Hay días en que envidio a mi hermana. Sí, a la que a veces molesto y le digo anticuada porque no sabe para qué sirve Instagram, no ha usado su cuenta de Facebook desde el día en que la abrió para tratar de espiar a su hijo adolescente, y porque me parece que va a ser la última persona en el mundo en seguir usando un Blackberry.

En cambio, yo soy una víctima voluntaria del tormento al que nos somete la tecnología. Cuando me paro de mi cama cada mañana, ya pasé un buen rato patinando entre las distintas redes sociales, mandándoles memes a mis hijos y viendo videos inspiradores desde la pantalla de mi celular.

Extraño cuando la vida era sencilla y mis sábanas quedaban negras con la tinta del periódico.

Ahora dependo de un aparato que amo y odio para casi todo: despertarme con su alarma, comunicarme con la gente que quiero, esquivar a la que no, estar al día con lo que acontece en el mundo, documentar lo que sucede en mi vida, escribir, trabajar y hasta cocinar.

Mi celular inteligente pasó de ser un invento maravilloso, a un mal necesario, a un astuto captor con quien desarrollé el Síndrome de Estocolmo.

Pero la culpa no es enteramente nuestra. No soy conspiracionista; pero es un hecho que el sistema ha sido diseñado así por Zuck y sus minions.

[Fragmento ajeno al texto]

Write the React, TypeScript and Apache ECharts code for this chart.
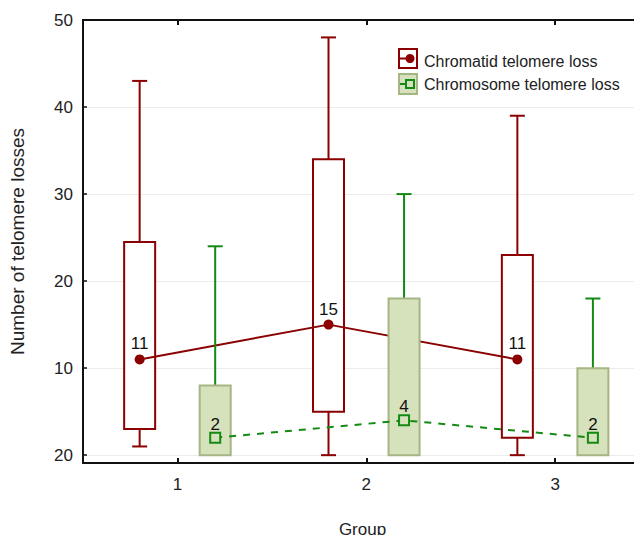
import React, { useEffect, useRef } from "react";
import * as echarts from "echarts";

// ---- data ----
const groups = ["1", "2", "3"];
const groupValues = [1, 2, 3];
const yTickValues = [0, 10, 20, 30, 40, 50];
const yTickLabels = ["20", "10", "20", "30", "40", "50"];

const chromatidMin = [1, 0, 0];
const chromatidQ1 = [3, 5, 2];
const chromatidMedian = [11, 15, 11];
const chromatidQ3 = [24.5, 34, 23];
const chromatidMax = [43, 48, 39];

const chromosomeMin = [0, 0, 0];
const chromosomeQ1 = [0, 0, 0];
const chromosomeMedian = [2, 4, 2];
const chromosomeQ3 = [8, 18, 10];
const chromosomeMax = [24, 30, 18];

const legendNames = ["Chromatid telomere loss", "Chromosome telomere loss"];

// ---- styles ----
const RED = "#8b0000";
const GREEN = "#138a13";
const GREEN_FILL = "#d6e2bb";
const GREEN_EDGE = "#a5b585";
const FONT = "'Liberation Sans', Arial, Helvetica, sans-serif";
const OFFSET = 0.2;

function boxData(offset: number, mn: number[], q1: number[], md: number[], q3: number[], mx: number[]) {
  return groupValues.map((g, i) => [g + offset, mn[i], q1[i], md[i], q3[i], mx[i]]);
}

function makeBoxRender(stroke: string, fill: string, whisker: string) {
  return (params: any, api: any) => {
    const x = api.value(0);
    const lo = api.value(1);
    const q1 = api.value(2);
    const q3 = api.value(4);
    const hi = api.value(5);
    const pLo = api.coord([x, lo]);
    const pQ1 = api.coord([x, q1]);
    const pQ3 = api.coord([x, q3]);
    const pHi = api.coord([x, hi]);
    const w = 31;
    const cap = 15;
    const cx = pQ1[0];
    const children: any[] = [];
    const ls = { stroke: whisker, lineWidth: 2 };
    children.push({ type: "line", shape: { x1: cx, y1: pQ3[1], x2: cx, y2: pHi[1] }, style: ls });
    children.push({ type: "line", shape: { x1: cx - cap / 2, y1: pHi[1], x2: cx + cap / 2, y2: pHi[1] }, style: ls });
    if (lo < q1) {
      children.push({ type: "line", shape: { x1: cx, y1: pQ1[1], x2: cx, y2: pLo[1] }, style: ls });
      children.push({ type: "line", shape: { x1: cx - cap / 2, y1: pLo[1], x2: cx + cap / 2, y2: pLo[1] }, style: ls });
    }
    children.push({
      type: "rect",
      shape: { x: cx - w / 2, y: pQ3[1], width: w, height: pQ1[1] - pQ3[1] },
      style: { fill, stroke, lineWidth: 2 },
    });
    return { type: "group", children };
  };
}

export default function App() {
  const ref = useRef<HTMLDivElement>(null);
  useEffect(() => {
    if (!ref.current) return;
    const chart = echarts.init(ref.current, null, { renderer: "svg" });
    const redBoxes = boxData(-OFFSET, chromatidMin, chromatidQ1, chromatidMedian, chromatidQ3, chromatidMax);
    const greenBoxes = boxData(OFFSET, chromosomeMin, chromosomeQ1, chromosomeMedian, chromosomeQ3, chromosomeMax);
    const axisLine = { show: true, onZero: false, lineStyle: { color: "#111", width: 2 } };
    const xCommon = {
      type: "value",
      min: 0.5,
      max: 3.46,
      axisLine,
      splitLine: { show: false },
    };
    chart.setOption({
      animation: false,
      backgroundColor: "#fff",
      textStyle: { fontFamily: FONT },
      grid: { left: 83, right: 0, top: 20, bottom: 76, containLabel: false },
      xAxis: [
        {
          ...xCommon,
          position: "bottom",
          name: "Group",
          nameLocation: "middle",
          nameGap: 58,
          nameTextStyle: { fontSize: 17, color: "#222", fontFamily: FONT },
          axisTick: { show: true, inside: true, length: 5, customValues: groupValues, lineStyle: { color: "#111", width: 2 } },
          axisLabel: {
            show: true,
            customValues: groupValues,
            margin: 13,
            fontSize: 17,
            color: "#222",
            fontFamily: FONT,
            formatter: (v: number) => groups[groupValues.indexOf(Math.round(v))] ?? "",
          },
        },
        {
          ...xCommon,
          position: "top",
          axisTick: { show: true, inside: true, length: 5, customValues: groupValues, lineStyle: { color: "#111", width: 2 } },
          axisLabel: { show: false },
        },
      ],
      yAxis: {
        type: "value",
        min: -0.9,
        max: 50,
        splitNumber: 5,
        name: "Number of telomere losses",
        nameLocation: "middle",
        nameGap: 56,
        nameTextStyle: { fontSize: 19, color: "#222", fontFamily: FONT },
        axisLine: { show: true, onZero: false, lineStyle: { color: "#111", width: 2 } },
        axisTick: { show: true, inside: true, length: 4, customValues: yTickValues, lineStyle: { color: "#111", width: 1.5 } },
        axisLabel: {
          customValues: yTickValues,
          margin: 10,
          fontSize: 17,
          color: "#222",
          fontFamily: FONT,
          formatter: (v: number) => yTickLabels[yTickValues.indexOf(Math.round(v))] ?? "",
        },
        splitLine: { show: true, lineStyle: { color: "#ececec", width: 1 } },
      },
      series: [
        {
          type: "custom",
          name: legendNames[0],
          z: 2,
          renderItem: makeBoxRender(RED, "#fff", RED),
          encode: { x: 0, y: [1, 2, 3, 4, 5] },
          data: redBoxes,
        },
        {
          type: "line",
          name: legendNames[0] + " median",
          z: 3,
          data: groupValues.map((g, i) => [g - OFFSET, chromatidMedian[i]]),
          symbol: "circle",
          symbolSize: 10,
          itemStyle: { color: RED },
          lineStyle: { color: RED, width: 2 },
          label: { show: true, position: "top", distance: 2, fontSize: 17, color: "#111", fontFamily: FONT, formatter: (p: any) => String(p.value[1]) },
        },
        {
          type: "custom",
          name: legendNames[1],
          z: 4,
          renderItem: makeBoxRender(GREEN_EDGE, GREEN_FILL, GREEN),
          encode: { x: 0, y: [1, 2, 3, 4, 5] },
          data: greenBoxes,
        },
        {
          type: "line",
          name: legendNames[1] + " median",
          z: 5,
          data: groupValues.map((g, i) => [g + OFFSET, chromosomeMedian[i]]),
          symbol: "rect",
          symbolSize: 10,
          itemStyle: { color: GREEN_FILL, borderColor: GREEN, borderWidth: 2 },
          lineStyle: { color: GREEN, width: 2, type: [7, 7] },
          label: { show: true, position: "top", distance: -1, fontSize: 17, color: "#111", fontFamily: FONT, formatter: (p: any) => String(p.value[1]) },
        },
      ],
      graphic: [
        { type: "rect", shape: { x: 399, y: 49, width: 18, height: 19 }, style: { fill: "#fff", stroke: RED, lineWidth: 2 }, z: 10 },
        { type: "line", shape: { x1: 400, y1: 58.5, x2: 408, y2: 58.5 }, style: { stroke: RED, lineWidth: 2 }, z: 10 },
        { type: "circle", shape: { cx: 410, cy: 58.5, r: 4.5 }, style: { fill: RED }, z: 10 },
        { type: "rect", shape: { x: 399, y: 74, width: 18, height: 20 }, style: { fill: GREEN_FILL, stroke: GREEN_EDGE, lineWidth: 2 }, z: 10 },
        { type: "line", shape: { x1: 400, y1: 84, x2: 406, y2: 84 }, style: { stroke: GREEN, lineWidth: 2 }, z: 10 },
        { type: "rect", shape: { x: 406, y: 80, width: 8, height: 8 }, style: { fill: GREEN_FILL, stroke: GREEN, lineWidth: 2 }, z: 10 },
        { type: "text", x: 424, y: 61, style: { text: legendNames[0], fontSize: 16, fill: "#222", fontFamily: FONT, verticalAlign: "middle" }, z: 10 },
        { type: "text", x: 424, y: 84, style: { text: legendNames[1], fontSize: 16, fill: "#222", fontFamily: FONT, verticalAlign: "middle" }, z: 10 },
      ],
    });
    return () => chart.dispose();
  }, []);
  return <div ref={ref} style={{ width: 642, height: 543, margin: -8 }} />;
}
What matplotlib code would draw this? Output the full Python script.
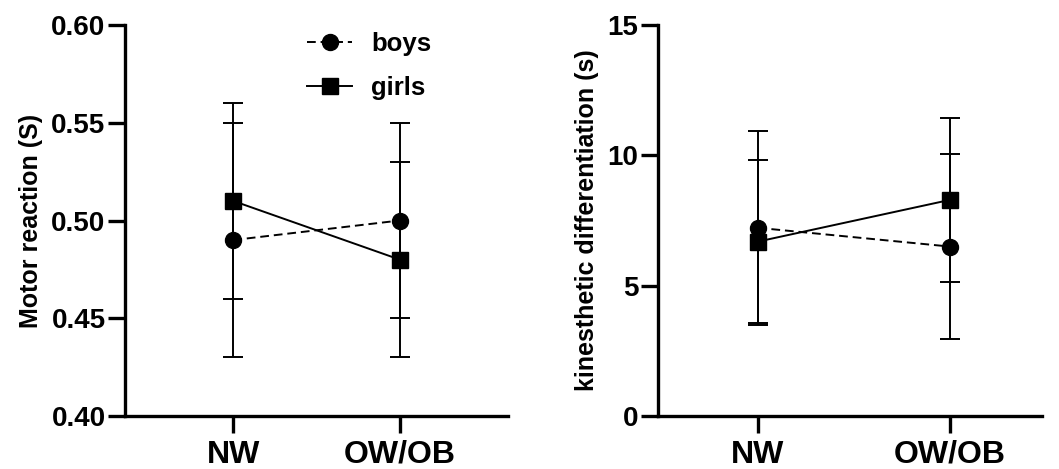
import matplotlib
matplotlib.use('Agg')
import matplotlib.pyplot as plt

plt.rcParams['font.family'] = ['Liberation Sans', 'DejaVu Sans']
plt.rcParams['font.weight'] = 'bold'

groups = ['NW', 'OW/OB']

motor_boys = [0.49, 0.50]
motor_boys_err = [0.06, 0.05]
motor_girls = [0.51, 0.48]
motor_girls_err = [0.05, 0.05]

kin_boys = [7.22, 6.50]
kin_boys_err = [3.72, 3.55]
kin_girls = [6.69, 8.29]
kin_girls_err = [3.14, 3.15]

fig = plt.figure(figsize=(10.59, 4.69), dpi=100)
ax1 = fig.add_axes([125 / 1059, 1 - 416 / 469, 383 / 1059, 391 / 469])
ax2 = fig.add_axes([658 / 1059, 1 - 416 / 469, 384 / 1059, 391 / 469])

x = list(range(len(groups)))


def draw(ax, boys, boys_err, girls, girls_err):
    b = ax.errorbar(x, boys, yerr=boys_err, color='black', linestyle=(0, (4.5, 2.5)),
                    linewidth=1.4, marker='o', markersize=11.5, capsize=7, capthick=1.4,
                    elinewidth=1.4, label='boys')
    g = ax.errorbar(x, girls, yerr=girls_err, color='black', linestyle='-',
                    linewidth=1.4, marker='s', markersize=11, capsize=7, capthick=1.4,
                    elinewidth=1.4, label='girls')
    ax.set_xticks(x)
    ax.set_xticklabels(groups, fontsize=23, fontweight='bold')
    for s in ['top', 'right']:
        ax.spines[s].set_visible(False)
    for s in ['left', 'bottom']:
        ax.spines[s].set_linewidth(2.4)
    ax.tick_params(axis='both', width=2.4, length=12)
    ax.tick_params(axis='y', labelsize=20, pad=2)
    ax.tick_params(axis='x', pad=5)
    return b, g


b1, g1 = draw(ax1, motor_boys, motor_boys_err, motor_girls, motor_girls_err)
ax1.set_xlim(-0.65, 1.65)
ax1.set_ylim(0.40, 0.60)
ax1.set_yticks([0.40, 0.45, 0.50, 0.55, 0.60])
ax1.set_yticklabels(['0.40', '0.45', '0.50', '0.55', '0.60'], fontweight='bold')
ax1.set_ylabel('Motor reaction (S)', fontsize=18, fontweight='bold', labelpad=6)
ax1.legend(handles=[b1[0], g1[0]], labels=['boys', 'girls'], loc='upper left',
           bbox_to_anchor=(0.415, 1.04), frameon=False, fontsize=18.5,
           handlelength=1.75, labelspacing=0.75, handletextpad=0.75)

draw(ax2, kin_boys, kin_boys_err, kin_girls, kin_girls_err)
ax2.set_xlim(-0.52, 1.48)
ax2.set_ylim(0, 15)
ax2.set_yticks([0, 5, 10, 15])
ax2.set_yticklabels(['0', '5', '10', '15'], fontweight='bold')
ax2.set_ylabel('kinesthetic differentiation (s)', fontsize=18, fontweight='bold', labelpad=6)

fig.savefig('out.png', dpi=100)
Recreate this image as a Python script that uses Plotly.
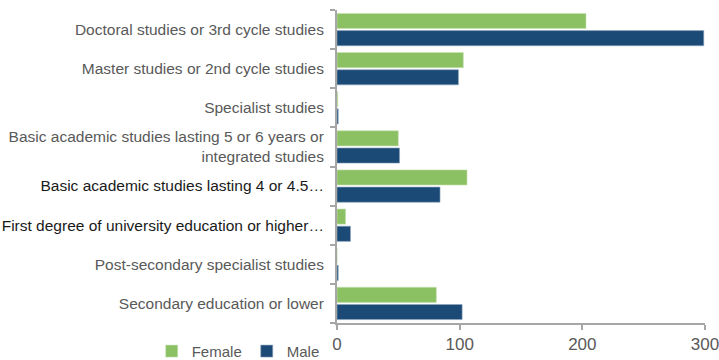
import plotly.graph_objects as go

# Education levels (top to bottom) and counts by sex
categories = [
    "Doctoral studies or 3rd cycle studies",
    "Master studies or 2nd cycle studies",
    "Specialist studies",
    "Basic academic studies lasting 5 or 6 years or<br>integrated studies",
    "Basic academic studies lasting 4 or 4.5…",
    "First degree of university education or higher…",
    "Post-secondary specialist studies",
    "Secondary education or lower",
]
female = [203, 103, 0.6, 50, 106, 7, 0, 81]
male = [299, 99, 1, 51, 84, 11, 1, 102]

# The two shortened labels are set in dark text
dark_labels = {4, 5}
tick_text = [
    f'<span style="color:#1a1a1a">{c}</span>' if i in dark_labels else c
    for i, c in enumerate(categories)
]

GREEN = "#8BC063"
NAVY = "#1A4A75"
AXIS = "#A6A6A6"
FONT = "Liberation Sans, Arial, sans-serif"

fig = go.Figure()
fig.add_trace(go.Bar(
    name="Female", y=categories, x=female, orientation="h",
    marker=dict(color=GREEN, line=dict(color="#C9E2B5", width=0.6)),
))
fig.add_trace(go.Bar(
    name="Male", y=categories, x=male, orientation="h",
    marker=dict(color=NAVY, line=dict(color="#8FA6BD", width=0.6)),
))

fig.update_layout(
    width=719, height=360,
    margin=dict(l=337, r=14, t=10, b=37, autoexpand=False),
    paper_bgcolor="white", plot_bgcolor="white",
    barmode="group", bargap=0.12, bargroupgap=0.12,
    font=dict(family=FONT, size=15, color="#595959"),
    legend=dict(
        orientation="h", xref="container", yref="container",
        x=0.211, xanchor="left", y=0.024, yanchor="middle",
        font=dict(size=15, color="#595959"), itemwidth=30,
        traceorder="normal", bgcolor="rgba(0,0,0,0)",
    ),
    xaxis=dict(
        range=[0, 300], tickvals=[0, 100, 200, 300],
        showgrid=False, zeroline=False, automargin=False,
        ticklabeloverflow="allow",
        showline=True, linecolor=AXIS, linewidth=2,
        ticks="outside", ticklen=5, tickcolor=AXIS, tickwidth=1.5,
        tickfont=dict(size=17, color="#595959"),
    ),
    yaxis=dict(
        autorange="reversed", type="category",
        tickvals=categories, ticktext=tick_text,
        showgrid=False, zeroline=False, automargin=False,
        ticklabeloverflow="allow", ticklabelstandoff=8,
        showline=True, linecolor=AXIS, linewidth=2,
        ticks="outside", ticklen=5, tickcolor=AXIS, tickwidth=1.5,
        tickson="boundaries",
        tickfont=dict(size=15.5, color="#595959"),
    ),
)

fig.write_html("out.html")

No puedo cerrar mi cuenta personal en Facebook, porque la necesito para tener mi página de Café con Teclas, que a la vez está amarrada con la de Instagram, que es como el carburador de todo lo que hago profesionalmente.

Creo que Mark Zuckerberg ya encontró hasta la forma de leernos la mente, porque cuando me propongo alejarme de Facebook, me comienzan a llegar todo tipo de notificaciones, y cuando las abro, resulta ser que era para avisarme que Fulanita compartió una foto (¡qué me importa!); o para sugerirme que me haga amiga de Suntanito (o sea, sugiéranselo a él), y a recordarme que aún no he leído el enlace que guardé un tiempo atrás (lo leeré cuando se me antoje; ¡déjenme en paz!).

Recuerdo hace unos años, en una capacitación que nos dieron en el trabajo, nos dijeron que para estar arriba en los buscadores, hay que compartir información de manera regular y continua en las plataformas digitales.

Antes comprábamos el periódico en las mañanas para enterarnos de los sucesos de las últimas 24 horas. Si pasaba algo adicional, pues para eso estaba el noticiero. Ahora los medios de comunicación no solo reportan lo que sucede, sino que en caso tal de que no haya nada nuevo relevante, buscan algo, lo que sea, para saciar esa gula perpetua por información a la que hemos sido condicionados. Recuerden esto la próxima vez que vean una no-noticia desplegada en sus pantallas.

Por mi cuenta, quiero seguir compartiendo en Instagram lo que quiero, cuando me provoque, y no para satisfacer un algoritmo temperamental diseñado para esclavizarnos. Quiero publicar parte de lo que hago; no hacer cosas para tener algo que publicar.

También quiero poder leer un libro, sin interrumpir mi lectura para chequear el celular. Disfrutar la vida real, sin desgastarme siguiendo los dramas en el universo digital. Y por último, pasar un solo día, sin que Gabriel trate de obligarme a ver un Tik Tok que ni siquiera da risa.  ¿Será eso mucho pedir?